CME CEO Terry Duffy will step down from the chief executive role he has held since 2016, the derivatives exchange operator announced on 17 June 2026, in the most consequential leadership change of a busy week for financial services appointments.
CME CEO Terry Duffy’s Exit: What the Transition Actually Means
According to the CME Group press release, the change takes effect on the later of 1 March 2027 and the date the company files its 2026 Form 10-K annual report. CME calls this the ‘Transition Date.’ Duffy will then serve as Executive Chairman through 31 December 2027.
Lynne Fitzpatrick, currently President and Chief Financial Officer, will be appointed CEO and join the board on that same Transition Date. For investors, the overlap period matters: Duffy remains involved through the end of 2027, giving Fitzpatrick a runway with the outgoing CEO still in the building.
CNBC reports that Duffy is 67. He has chaired CME Group since 2002 and took on the CEO title in 2016. His tenure covered the group’s transformation from open-outcry pit trading to an electronic marketplace, along with its acquisition of the Chicago Board of Trade in 2007 and the New York Mercantile Exchange in 2008.
Charlie Carey, Lead Director of the CME Group board, described Duffy in the CME announcement on PR Newswire as ‘the longest running Chairman and CEO in our company’s history’ and ‘the foremost champion of our business, our markets and the global futures industry.’
BitGo Brings Singapore Regulatory Expertise In-House
In crypto, BitGo appointed Angela Ang as managing director for Asia-Pacific and president of BitGo Singapore. Ang spent more than a decade at the Monetary Authority of Singapore (MAS), the city-state’s financial regulator, where she helped build the payments and crypto licensing framework. She led the team that operationalised the licensing regime under which BitGo’s Singapore unit now operates.

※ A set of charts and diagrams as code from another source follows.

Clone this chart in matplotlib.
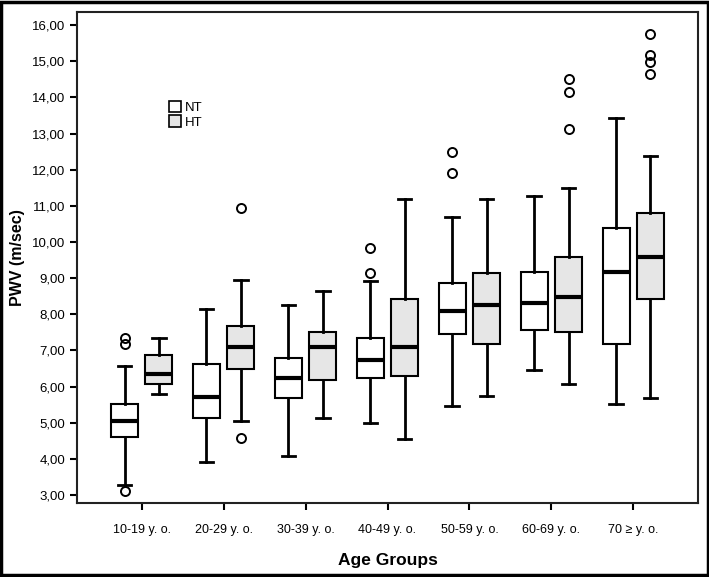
import matplotlib
matplotlib.use("Agg")
import matplotlib.pyplot as plt
from matplotlib.patches import Patch, Rectangle
from matplotlib.ticker import FuncFormatter

plt.rcParams['font.family'] = ['Liberation Sans', 'DejaVu Sans']

categories = ["10-19 y. o.", "20-29 y. o.", "30-39 y. o.", "40-49 y. o.",
              "50-59 y. o.", "60-69 y. o.", "70 ≥ y. o."]

# NT group: lower whisker, Q1, median, Q3, upper whisker, outliers
nt_low = [3.28, 3.91, 4.08, 5.00, 5.46, 6.45, 5.52]
nt_q1 = [4.61, 5.12, 5.67, 6.23, 7.44, 7.57, 7.19]
nt_med = [5.06, 5.72, 6.24, 6.73, 8.10, 8.32, 9.18]
nt_q3 = [5.52, 6.61, 6.78, 7.35, 8.87, 9.17, 10.39]
nt_high = [6.57, 8.14, 8.25, 8.93, 10.70, 11.27, 13.43]
nt_out = [[3.12, 7.17, 7.33], [], [], [9.13, 9.82], [11.91, 12.49], [], []]

# HT group
ht_low = [5.80, 5.04, 5.12, 4.54, 5.73, 6.08, 5.67]
ht_q1 = [6.07, 6.48, 6.18, 6.30, 7.19, 7.50, 8.41]
ht_med = [6.35, 7.09, 7.10, 7.10, 8.26, 8.48, 9.59]
ht_q3 = [6.88, 7.67, 7.52, 8.41, 9.15, 9.59, 10.79]
ht_high = [7.35, 8.95, 8.64, 11.20, 11.18, 11.50, 12.37]
ht_out = [[], [4.57, 10.95], [], [], [], [13.13, 14.15, 14.52],
          [14.64, 14.97, 15.17, 15.75]]

yticks = [3, 4, 5, 6, 7, 8, 9, 10, 11, 12, 13, 14, 15, 16]


def stats(low, q1, med, q3, high, out):
    return [dict(whislo=a, q1=b, med=c, q3=d, whishi=e, fliers=f)
            for a, b, c, d, e, f in zip(low, q1, med, q3, high, out)]


fig = plt.figure(figsize=(7.09, 5.77), dpi=100)
ax = fig.add_axes([77 / 709, 1 - 503.3 / 577, 621 / 709, 491.6 / 577])

off = 0.21
w = 0.33
common = dict(widths=w, patch_artist=True, showfliers=True,
              whiskerprops=dict(color="black", linewidth=2.0),
              capprops=dict(color="black", linewidth=2.0),
              medianprops=dict(color="black", linewidth=3.0),
              flierprops=dict(marker="o", markerfacecolor="none",
                              markeredgecolor="black", markersize=6.5,
                              markeredgewidth=1.4),
              capwidths=w * 0.5)
nx = list(range(len(categories)))
b1 = ax.bxp(stats(nt_low, nt_q1, nt_med, nt_q3, nt_high, nt_out),
            positions=[i - off for i in nx],
            boxprops=dict(facecolor="white", edgecolor="black", linewidth=1.5),
            **common)
b2 = ax.bxp(stats(ht_low, ht_q1, ht_med, ht_q3, ht_high, ht_out),
            positions=[i + off for i in nx],
            boxprops=dict(facecolor="#e6e6e6", edgecolor="black", linewidth=1.5),
            **common)

ax.set_xlim(-0.79, 6.79)
ax.set_ylim(2.77, 16.37)
ax.set_xticks(nx)
ax.set_xticklabels(categories, fontsize=9)
ax.set_yticks(yticks)
ax.yaxis.set_major_formatter(FuncFormatter(lambda v, p: f"{v:.2f}".replace(".", ",")))
ax.tick_params(axis="y", labelsize=9.5, length=5, width=1.5, direction="out")
ax.tick_params(axis="x", length=5, width=1.5, direction="out", pad=10)
for s in ax.spines.values():
    s.set_linewidth(1.5)
    s.set_color("#222222")

ax.set_ylabel("PWV (m/sec)", fontsize=11.5, fontweight="bold", labelpad=5)
ax.set_xlabel("Age Groups", fontsize=12.5, fontweight="bold", labelpad=12)

handles = [Patch(facecolor="white", edgecolor="black", linewidth=1.2, label="NT"),
           Patch(facecolor="#e6e6e6", edgecolor="black", linewidth=1.2, label="HT")]
ax.legend(handles=handles, loc="upper left", bbox_to_anchor=(0.14, 0.83),
          frameon=False, fontsize=9.5, handlelength=0.9, handleheight=1.0,
          handletextpad=0.3, labelspacing=0.1, borderaxespad=0)

fig.patches.append(Rectangle((0.002, 0.003), 0.996, 0.994, transform=fig.transFigure,
                             fill=False, edgecolor="black", linewidth=2.5))

fig.savefig("out.png", dpi=100)
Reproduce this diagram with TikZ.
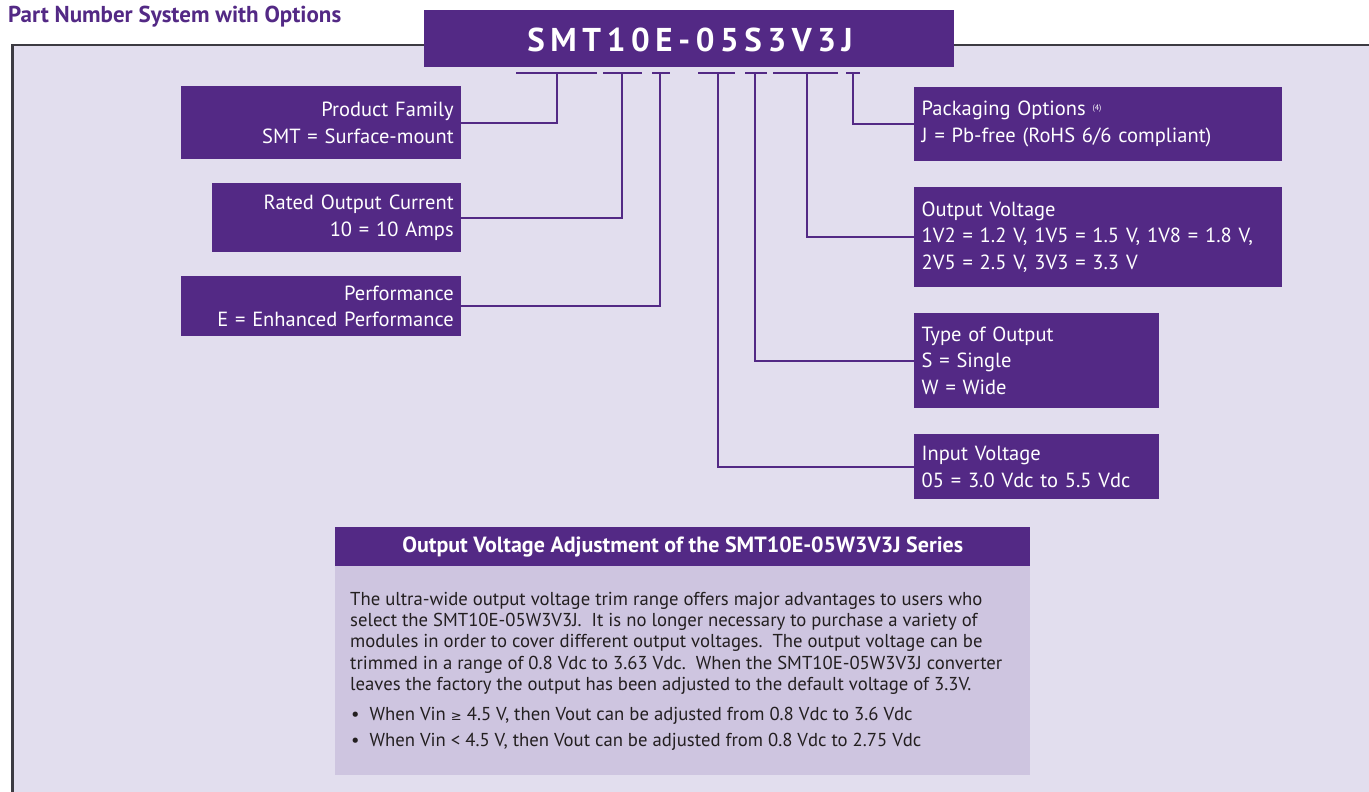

BitGo Singapore Pte. Ltd. is licensed by the MAS as a Major Payment Institution (MPI) authorised for Digital Payment Token services, including trading and custodial wallets for retail customers in Singapore. The company secured that MPI licence in August 2024, according to BitGo’s licence announcement. BitGo’s listing on the MAS Financial Institutions Directory confirms that status.
Ang joins from TRM Labs, where she was head of APAC public policy and strategic partnerships and part of the firm’s founding regional team. BitGo said she assumed the role after satisfying regulatory fit-and-proper requirements.
The Rest of the Week’s Moves
iFOREX appointed Daniel Shalom as chief operating officer with immediate effect. Shalom arrives from Yad Vashem, Israel’s World Holocaust Remembrance Center, where as chief information officer he oversaw a technology overhaul centred on a six-petabyte data environment. Before that, he spent eight years at Amdocs, most recently as vice president of data and AI leading a 500-person team. iFOREX has been building out its technology layer, including an AI-powered trading recommendation service called Pulse.
HFM made two appointments in the same week. Georgios Papassavas became CEO in February, after nearly a decade at the Larnaca-based broker, having previously served as chief information officer. HFM also named Jean Nahas as Head of Category in the UAE to lead its newly licensed Dubai entity. Nahas previously co-founded 357 Group and served as Group COO at Zarvista Capital Markets between 2023 and 2025.
Kraken promoted Stavros Vassiliades to Chief Operating Officer and Executive Director of its EU business. Vassiliades joined Kraken from Pepperstone EU, the Cyprus-licensed unit of the Australian CFD (contract for difference, a derivative product allowing traders to speculate on price moves without owning the underlying asset) broker, where he spent three years as executive director. His retail brokerage background mirrors Kraken’s strategic push to bring derivatives to European retail clients under its Cyprus licence.
CLS, the infrastructure group running the world’s largest payment-versus-payment foreign exchange settlement system, added six directors to its board. The new members represent Deutsche Bank, UBS Switzerland AG, BNP Paribas CIB, and JPMorgan Chase Bank, alongside two independents. The board now stands at 21 directors, with eight independent members. Chairman Gottfried Leibbrandt said the additions support the company’s risk agenda.
TenTrade hired Andreas Andreou as Partner and Chief Revenue Officer and Marios Morfakis as Chief Sales Officer, both from INGOT Brokers. Andreou most recently served as Chief Sales Officer at INGOT Brokers up to June 2026.
For investors watching CME Group, the key date to mark is the filing of the 2026 Form 10-K, the document that formally starts the clock on Fitzpatrick’s tenure as CEO.